Like evangelicals back in my day at least imagined the Jews of the first century were like, these Christians have this idea of a Messiah who is not a suffering servant but a wrathful, vengeful warlord who will arrive Any Day Now to destroy, rend, punish, and hurt everyone Christians hate and fear while giving honors and glory to his chosen people.
And they’re just in shock that we’re just not buying the threats they’re issuing to try to get their way.
Freedom is slavery; slavery is freedom.
Liberty is oppression; oppression is liberty.
No wonder it’s all falling apart. Conferences like this one are another sign that Christian leaders are starting to sense their power failing. While we may shiver at the constant drumbeat of savage violence and hatred being advocated in these gatherings, perhaps we can also take heart: fifty years ago, no Christians would have needed a conference like this one. Even better, behavior like this is exactly what’s thinning their herd more and more by the day.

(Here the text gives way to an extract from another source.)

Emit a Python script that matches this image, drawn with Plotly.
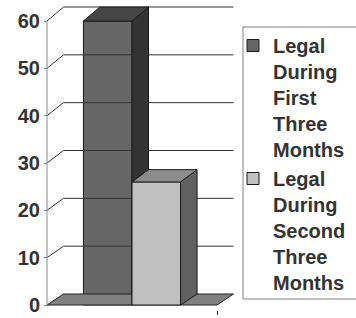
import plotly.graph_objects as go

# ---- data ----
series_names = ["Legal<br>During<br>First<br>Three<br>Months",
                "Legal<br>During<br>Second<br>Three<br>Months"]
values = [60, 26]
y_ticks = [0, 10, 20, 30, 40, 50, 60]
tick_labels = ["0", "10", "20", "30", "40", "50", "60"]

# ---- styles ----
front_colors = ["#666666", "#c0c0c0"]
top_colors = ["#464646", "#8c8c8c"]
side_colors = ["#333333", "#606060"]
edge = "#1a1a1a"
FONT = "Arial, 'Liberation Sans', sans-serif"

W, H = 356, 318
ML, MR, MT, MB = 44, 120, 0, 8
PX_X = 48.57      # px per x unit
PX_Y = 4.733      # px per value unit
AXIS_PX = 47      # front axis pixel x
FLOOR_PX = 305    # front floor pixel y
HALF = 1.75       # floor half width (x units)
BW = 1.0          # bar width
DX = 16.5 / PX_X  # depth offset x
BACK_OFF = 11 / PX_Y
BACK_K = 1.0106

def back(v):
    return BACK_OFF + v * BACK_K

x0 = -HALF - (AXIS_PX - ML) / PX_X
x1 = x0 + (W - ML - MR) / PX_X
y0 = -(H - MB - FLOOR_PX) / PX_Y
y1 = y0 + (H - MT - MB) / PX_Y

fig = go.Figure()

# floor
fx = [-HALF, HALF, HALF + DX, -HALF + DX, -HALF]
fy = [0, 0, back(0), back(0), 0]
fig.add_trace(go.Scatter(x=fx, y=fy, fill="toself", fillcolor="#808080",
                         mode="lines", line=dict(color="#222222", width=1),
                         showlegend=False, hoverinfo="skip"))

# gridlines on back wall and left wall diagonals
gx, gy = [], []
for v in y_ticks[1:]:
    gx += [-HALF, -HALF + DX, HALF + DX, None]
    gy += [v, back(v), back(v), None]
fig.add_trace(go.Scatter(x=gx, y=gy, mode="lines", line=dict(color="#333333", width=1),
                         showlegend=False, hoverinfo="skip"))
# front value axis line
fig.add_trace(go.Scatter(x=[-HALF, -HALF], y=[0, y_ticks[-1]], mode="lines",
                         line=dict(color="#8a8a8a", width=1),
                         showlegend=False, hoverinfo="skip"))

for i, (name, v) in enumerate(zip(series_names, values)):
    xa = "x" if i == 0 else "x2"
    ya = "y" if i == 0 else "y2"
    left = -BW + i * BW
    right = left + BW
    fig.add_trace(go.Bar(x=[left + BW / 2], y=[v], width=[BW], name=name,
                         marker=dict(color=front_colors[i], line=dict(color=edge, width=1)),
                         xaxis=xa, yaxis=ya, hoverinfo="skip"))
    # side face
    fig.add_trace(go.Scatter(x=[right, right, right + DX, right + DX, right],
                             y=[0, v, back(v), back(0), 0],
                             fill="toself", fillcolor=side_colors[i], mode="lines",
                             line=dict(color=edge, width=1), showlegend=False,
                             xaxis=xa, yaxis=ya, hoverinfo="skip"))
    # top face
    fig.add_trace(go.Scatter(x=[left, right, right + DX, left + DX, left],
                             y=[v, v, back(v), back(v), v],
                             fill="toself", fillcolor=top_colors[i], mode="lines",
                             line=dict(color=edge, width=1), showlegend=False,
                             xaxis=xa, yaxis=ya, hoverinfo="skip"))

plot_w = W - ML - MR
plot_h = H - MT - MB

fig.update_layout(
    width=W, height=H,
    margin=dict(l=ML, r=MR, t=MT, b=MB, pad=0),
    paper_bgcolor="white", plot_bgcolor="white",
    barmode="overlay",
    showlegend=True,
    xaxis=dict(range=[x0, x1], showgrid=False, zeroline=False, showline=False,
               tickvals=[HALF], ticks="outside", ticklen=4, tickcolor="#333333",
               showticklabels=False, fixedrange=True),
    yaxis=dict(range=[y0, y1], showgrid=False, zeroline=False, showline=False,
               anchor="free", position=(AXIS_PX - ML) / plot_w,
               tickvals=y_ticks, ticktext=tick_labels, ticks="outside", ticklen=3,
               tickcolor="#8a8a8a",
               tickfont=dict(family=FONT, size=20, color="#333333", weight="bold"),
               fixedrange=True),
    xaxis2=dict(range=[x0, x1], overlaying="x", visible=False, fixedrange=True),
    yaxis2=dict(range=[y0, y1], overlaying="y", visible=False, fixedrange=True),
    legend=dict(x=(233 - ML) / plot_w, xanchor="left", y=1 - (26 - MT) / plot_h, yanchor="top",
                bgcolor="rgba(0,0,0,0)", borderwidth=0, valign="top",
                font=dict(family=FONT, size=20, color="#333333", weight="bold"),
                itemclick=False, itemdoubleclick=False),
    shapes=[dict(type="rect", xref="paper", yref="paper",
                 x0=(243 - ML) / plot_w, x1=(W + 5 - ML) / plot_w,
                 y0=1 - (299 - MT) / plot_h, y1=1 - (27 - MT) / plot_h,
                 line=dict(color="#808080", width=1), fillcolor="rgba(0,0,0,0)")],
)

fig.write_html("out.html", config={"displayModeBar": False},
               post_script="document.body.style.margin='0';")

* A dogwhistle term is one that sounds innocuous to those who aren’t in the know, but which will be immediately obvious to anybody “with ears to hear.” Republicans are particularly fond of the tactic to communicate race hatred without actually sounding overtly racist, but Christians are quite fond of the idea as well–listen for terms like “consequences,” “traditional,” “dominion,” “stewardship,” and of course the new big fave, “religious liberty/freedom.” It’s like how people in their 40s and 50s can say one line from Monty Python and instantly communicate reams of information about both themselves and the actual discussion topic, except it’s evil instead of awesome. We’ll talk a lot more about this sometime later on because it’s fascinating stuff–but for now I just wanted to brush up against the idea so we’re all on the same page.